== Recorded information ==
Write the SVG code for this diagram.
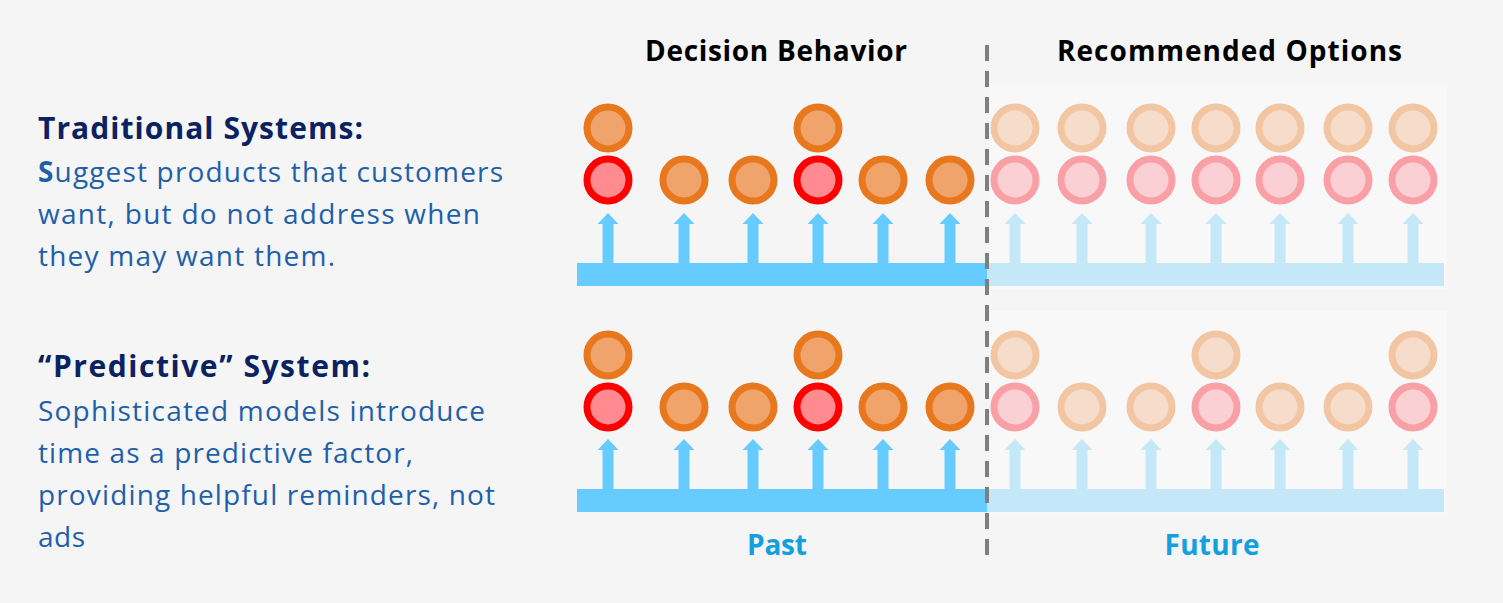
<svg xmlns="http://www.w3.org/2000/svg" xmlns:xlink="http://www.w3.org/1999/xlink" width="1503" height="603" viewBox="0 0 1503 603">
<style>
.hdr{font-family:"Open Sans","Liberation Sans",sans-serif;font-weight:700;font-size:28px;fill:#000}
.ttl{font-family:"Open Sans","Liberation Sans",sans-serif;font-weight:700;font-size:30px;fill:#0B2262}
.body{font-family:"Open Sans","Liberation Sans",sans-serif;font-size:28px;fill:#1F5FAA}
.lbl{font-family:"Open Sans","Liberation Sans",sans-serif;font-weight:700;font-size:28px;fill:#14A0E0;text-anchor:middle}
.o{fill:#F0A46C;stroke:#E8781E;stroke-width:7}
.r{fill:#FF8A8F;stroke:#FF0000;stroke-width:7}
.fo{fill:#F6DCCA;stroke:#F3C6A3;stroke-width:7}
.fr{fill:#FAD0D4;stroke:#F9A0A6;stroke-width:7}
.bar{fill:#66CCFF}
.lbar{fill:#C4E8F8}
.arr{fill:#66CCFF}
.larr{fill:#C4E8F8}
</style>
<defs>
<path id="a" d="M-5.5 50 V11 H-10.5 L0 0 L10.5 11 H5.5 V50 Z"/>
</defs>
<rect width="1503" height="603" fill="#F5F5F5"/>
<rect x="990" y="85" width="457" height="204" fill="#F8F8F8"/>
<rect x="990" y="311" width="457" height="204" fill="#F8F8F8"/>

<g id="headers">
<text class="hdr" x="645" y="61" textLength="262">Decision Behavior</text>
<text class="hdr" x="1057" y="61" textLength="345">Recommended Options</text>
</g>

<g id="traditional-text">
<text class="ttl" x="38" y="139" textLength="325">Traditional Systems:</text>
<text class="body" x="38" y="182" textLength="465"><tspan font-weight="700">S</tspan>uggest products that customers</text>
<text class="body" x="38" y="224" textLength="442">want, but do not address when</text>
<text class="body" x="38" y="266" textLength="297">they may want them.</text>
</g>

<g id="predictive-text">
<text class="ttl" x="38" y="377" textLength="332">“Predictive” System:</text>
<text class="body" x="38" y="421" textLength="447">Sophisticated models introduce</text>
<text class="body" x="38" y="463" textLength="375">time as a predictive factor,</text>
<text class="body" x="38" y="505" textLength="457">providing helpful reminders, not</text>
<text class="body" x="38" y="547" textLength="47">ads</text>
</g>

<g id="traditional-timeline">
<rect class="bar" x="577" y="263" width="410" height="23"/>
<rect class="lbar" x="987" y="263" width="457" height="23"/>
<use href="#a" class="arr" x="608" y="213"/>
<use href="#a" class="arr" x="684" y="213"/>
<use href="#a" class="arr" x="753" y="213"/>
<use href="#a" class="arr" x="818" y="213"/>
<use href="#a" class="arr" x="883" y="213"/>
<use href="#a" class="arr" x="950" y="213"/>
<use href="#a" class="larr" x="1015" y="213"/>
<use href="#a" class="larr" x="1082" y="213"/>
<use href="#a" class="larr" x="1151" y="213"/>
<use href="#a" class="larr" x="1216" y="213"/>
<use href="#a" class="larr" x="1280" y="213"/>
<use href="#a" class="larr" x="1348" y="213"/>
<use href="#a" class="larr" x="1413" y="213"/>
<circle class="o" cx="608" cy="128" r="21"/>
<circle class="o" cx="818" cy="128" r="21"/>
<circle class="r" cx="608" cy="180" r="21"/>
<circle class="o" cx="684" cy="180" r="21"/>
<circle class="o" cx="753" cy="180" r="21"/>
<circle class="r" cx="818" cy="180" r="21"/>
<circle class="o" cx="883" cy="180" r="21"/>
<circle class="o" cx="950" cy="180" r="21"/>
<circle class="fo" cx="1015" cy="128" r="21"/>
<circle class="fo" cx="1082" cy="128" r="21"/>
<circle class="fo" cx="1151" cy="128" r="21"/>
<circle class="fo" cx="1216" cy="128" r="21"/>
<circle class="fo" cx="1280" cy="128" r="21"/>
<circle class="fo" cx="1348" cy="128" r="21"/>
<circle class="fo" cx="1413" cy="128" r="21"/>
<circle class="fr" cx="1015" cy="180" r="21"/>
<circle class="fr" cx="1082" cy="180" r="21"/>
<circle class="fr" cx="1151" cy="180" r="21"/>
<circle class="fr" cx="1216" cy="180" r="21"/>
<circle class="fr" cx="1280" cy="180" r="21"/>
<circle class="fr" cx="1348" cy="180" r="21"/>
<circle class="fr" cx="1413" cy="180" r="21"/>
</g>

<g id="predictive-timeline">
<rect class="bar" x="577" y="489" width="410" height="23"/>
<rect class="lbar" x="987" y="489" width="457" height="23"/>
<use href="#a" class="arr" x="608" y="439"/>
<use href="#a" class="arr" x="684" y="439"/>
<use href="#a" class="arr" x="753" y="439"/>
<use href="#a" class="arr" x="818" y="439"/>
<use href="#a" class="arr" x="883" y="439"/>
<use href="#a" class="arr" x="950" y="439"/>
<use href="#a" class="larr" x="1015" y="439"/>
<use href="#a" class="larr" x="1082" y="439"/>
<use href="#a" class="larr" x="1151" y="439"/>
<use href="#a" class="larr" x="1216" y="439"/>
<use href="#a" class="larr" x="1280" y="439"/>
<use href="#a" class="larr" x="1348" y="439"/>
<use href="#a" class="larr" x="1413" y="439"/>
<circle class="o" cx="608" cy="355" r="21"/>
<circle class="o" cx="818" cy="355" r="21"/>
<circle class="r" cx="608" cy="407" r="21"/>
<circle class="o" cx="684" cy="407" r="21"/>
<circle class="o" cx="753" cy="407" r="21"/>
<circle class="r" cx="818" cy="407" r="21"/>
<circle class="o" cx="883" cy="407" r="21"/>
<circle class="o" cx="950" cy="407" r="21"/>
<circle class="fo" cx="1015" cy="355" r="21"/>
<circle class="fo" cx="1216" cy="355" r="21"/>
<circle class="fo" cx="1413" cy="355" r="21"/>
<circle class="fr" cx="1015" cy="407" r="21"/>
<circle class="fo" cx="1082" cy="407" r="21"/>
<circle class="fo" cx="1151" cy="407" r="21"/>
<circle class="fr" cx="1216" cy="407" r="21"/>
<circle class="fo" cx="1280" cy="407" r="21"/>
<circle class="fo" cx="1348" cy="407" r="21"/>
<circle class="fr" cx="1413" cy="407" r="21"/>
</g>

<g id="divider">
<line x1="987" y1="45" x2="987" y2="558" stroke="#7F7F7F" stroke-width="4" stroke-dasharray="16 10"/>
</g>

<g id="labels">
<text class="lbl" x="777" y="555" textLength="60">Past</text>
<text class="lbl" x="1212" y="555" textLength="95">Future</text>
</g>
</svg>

== Instructions for the task ==
In your copy of the listing above, reproduce each line exactly and omit all pictures.

== Task result ==
Write the SVG code for this diagram.
<svg xmlns="http://www.w3.org/2000/svg" xmlns:xlink="http://www.w3.org/1999/xlink" width="1503" height="603" viewBox="0 0 1503 603">
<style>
.hdr{font-family:"Open Sans","Liberation Sans",sans-serif;font-weight:700;font-size:28px;fill:#000}
.ttl{font-family:"Open Sans","Liberation Sans",sans-serif;font-weight:700;font-size:30px;fill:#0B2262}
.body{font-family:"Open Sans","Liberation Sans",sans-serif;font-size:28px;fill:#1F5FAA}
.lbl{font-family:"Open Sans","Liberation Sans",sans-serif;font-weight:700;font-size:28px;fill:#14A0E0;text-anchor:middle}
.o{fill:#F0A46C;stroke:#E8781E;stroke-width:7}
.r{fill:#FF8A8F;stroke:#FF0000;stroke-width:7}
.fo{fill:#F6DCCA;stroke:#F3C6A3;stroke-width:7}
.fr{fill:#FAD0D4;stroke:#F9A0A6;stroke-width:7}
.bar{fill:#66CCFF}
.lbar{fill:#C4E8F8}
.arr{fill:#66CCFF}
.larr{fill:#C4E8F8}
</style>
<defs>
<path id="a" d="M-5.5 50 V11 H-10.5 L0 0 L10.5 11 H5.5 V50 Z"/>
</defs>
<rect width="1503" height="603" fill="#F5F5F5"/>
<rect x="990" y="85" width="457" height="204" fill="#F8F8F8"/>
<rect x="990" y="311" width="457" height="204" fill="#F8F8F8"/>

<g id="headers">
<text class="hdr" x="645" y="61" textLength="262">Decision Behavior</text>
<text class="hdr" x="1057" y="61" textLength="345">Recommended Options</text>
</g>

<g id="traditional-text">
<text class="ttl" x="38" y="139" textLength="325">Traditional Systems:</text>
<text class="body" x="38" y="182" textLength="465"><tspan font-weight="700">S</tspan>uggest products that customers</text>
<text class="body" x="38" y="224" textLength="442">want, but do not address when</text>
<text class="body" x="38" y="266" textLength="297">they may want them.</text>
</g>

<g id="predictive-text">
<text class="ttl" x="38" y="377" textLength="332">“Predictive” System:</text>
<text class="body" x="38" y="421" textLength="447">Sophisticated models introduce</text>
<text class="body" x="38" y="463" textLength="375">time as a predictive factor,</text>
<text class="body" x="38" y="505" textLength="457">providing helpful reminders, not</text>
<text class="body" x="38" y="547" textLength="47">ads</text>
</g>

<g id="traditional-timeline">
<rect class="bar" x="577" y="263" width="410" height="23"/>
<rect class="lbar" x="987" y="263" width="457" height="23"/>
<use href="#a" class="arr" x="608" y="213"/>
<use href="#a" class="arr" x="684" y="213"/>
<use href="#a" class="arr" x="753" y="213"/>
<use href="#a" class="arr" x="818" y="213"/>
<use href="#a" class="arr" x="883" y="213"/>
<use href="#a" class="arr" x="950" y="213"/>
<use href="#a" class="larr" x="1015" y="213"/>
<use href="#a" class="larr" x="1082" y="213"/>
<use href="#a" class="larr" x="1151" y="213"/>
<use href="#a" class="larr" x="1216" y="213"/>
<use href="#a" class="larr" x="1280" y="213"/>
<use href="#a" class="larr" x="1348" y="213"/>
<use href="#a" class="larr" x="1413" y="213"/>
<circle class="o" cx="608" cy="128" r="21"/>
<circle class="o" cx="818" cy="128" r="21"/>
<circle class="r" cx="608" cy="180" r="21"/>
<circle class="o" cx="684" cy="180" r="21"/>
<circle class="o" cx="753" cy="180" r="21"/>
<circle class="r" cx="818" cy="180" r="21"/>
<circle class="o" cx="883" cy="180" r="21"/>
<circle class="o" cx="950" cy="180" r="21"/>
<circle class="fo" cx="1015" cy="128" r="21"/>
<circle class="fo" cx="1082" cy="128" r="21"/>
<circle class="fo" cx="1151" cy="128" r="21"/>
<circle class="fo" cx="1216" cy="128" r="21"/>
<circle class="fo" cx="1280" cy="128" r="21"/>
<circle class="fo" cx="1348" cy="128" r="21"/>
<circle class="fo" cx="1413" cy="128" r="21"/>
<circle class="fr" cx="1015" cy="180" r="21"/>
<circle class="fr" cx="1082" cy="180" r="21"/>
<circle class="fr" cx="1151" cy="180" r="21"/>
<circle class="fr" cx="1216" cy="180" r="21"/>
<circle class="fr" cx="1280" cy="180" r="21"/>
<circle class="fr" cx="1348" cy="180" r="21"/>
<circle class="fr" cx="1413" cy="180" r="21"/>
</g>

<g id="predictive-timeline">
<rect class="bar" x="577" y="489" width="410" height="23"/>
<rect class="lbar" x="987" y="489" width="457" height="23"/>
<use href="#a" class="arr" x="608" y="439"/>
<use href="#a" class="arr" x="684" y="439"/>
<use href="#a" class="arr" x="753" y="439"/>
<use href="#a" class="arr" x="818" y="439"/>
<use href="#a" class="arr" x="883" y="439"/>
<use href="#a" class="arr" x="950" y="439"/>
<use href="#a" class="larr" x="1015" y="439"/>
<use href="#a" class="larr" x="1082" y="439"/>
<use href="#a" class="larr" x="1151" y="439"/>
<use href="#a" class="larr" x="1216" y="439"/>
<use href="#a" class="larr" x="1280" y="439"/>
<use href="#a" class="larr" x="1348" y="439"/>
<use href="#a" class="larr" x="1413" y="439"/>
<circle class="o" cx="608" cy="355" r="21"/>
<circle class="o" cx="818" cy="355" r="21"/>
<circle class="r" cx="608" cy="407" r="21"/>
<circle class="o" cx="684" cy="407" r="21"/>
<circle class="o" cx="753" cy="407" r="21"/>
<circle class="r" cx="818" cy="407" r="21"/>
<circle class="o" cx="883" cy="407" r="21"/>
<circle class="o" cx="950" cy="407" r="21"/>
<circle class="fo" cx="1015" cy="355" r="21"/>
<circle class="fo" cx="1216" cy="355" r="21"/>
<circle class="fo" cx="1413" cy="355" r="21"/>
<circle class="fr" cx="1015" cy="407" r="21"/>
<circle class="fo" cx="1082" cy="407" r="21"/>
<circle class="fo" cx="1151" cy="407" r="21"/>
<circle class="fr" cx="1216" cy="407" r="21"/>
<circle class="fo" cx="1280" cy="407" r="21"/>
<circle class="fo" cx="1348" cy="407" r="21"/>
<circle class="fr" cx="1413" cy="407" r="21"/>
</g>

<g id="divider">
<line x1="987" y1="45" x2="987" y2="558" stroke="#7F7F7F" stroke-width="4" stroke-dasharray="16 10"/>
</g>

<g id="labels">
<text class="lbl" x="777" y="555" textLength="60">Past</text>
<text class="lbl" x="1212" y="555" textLength="95">Future</text>
</g>
</svg>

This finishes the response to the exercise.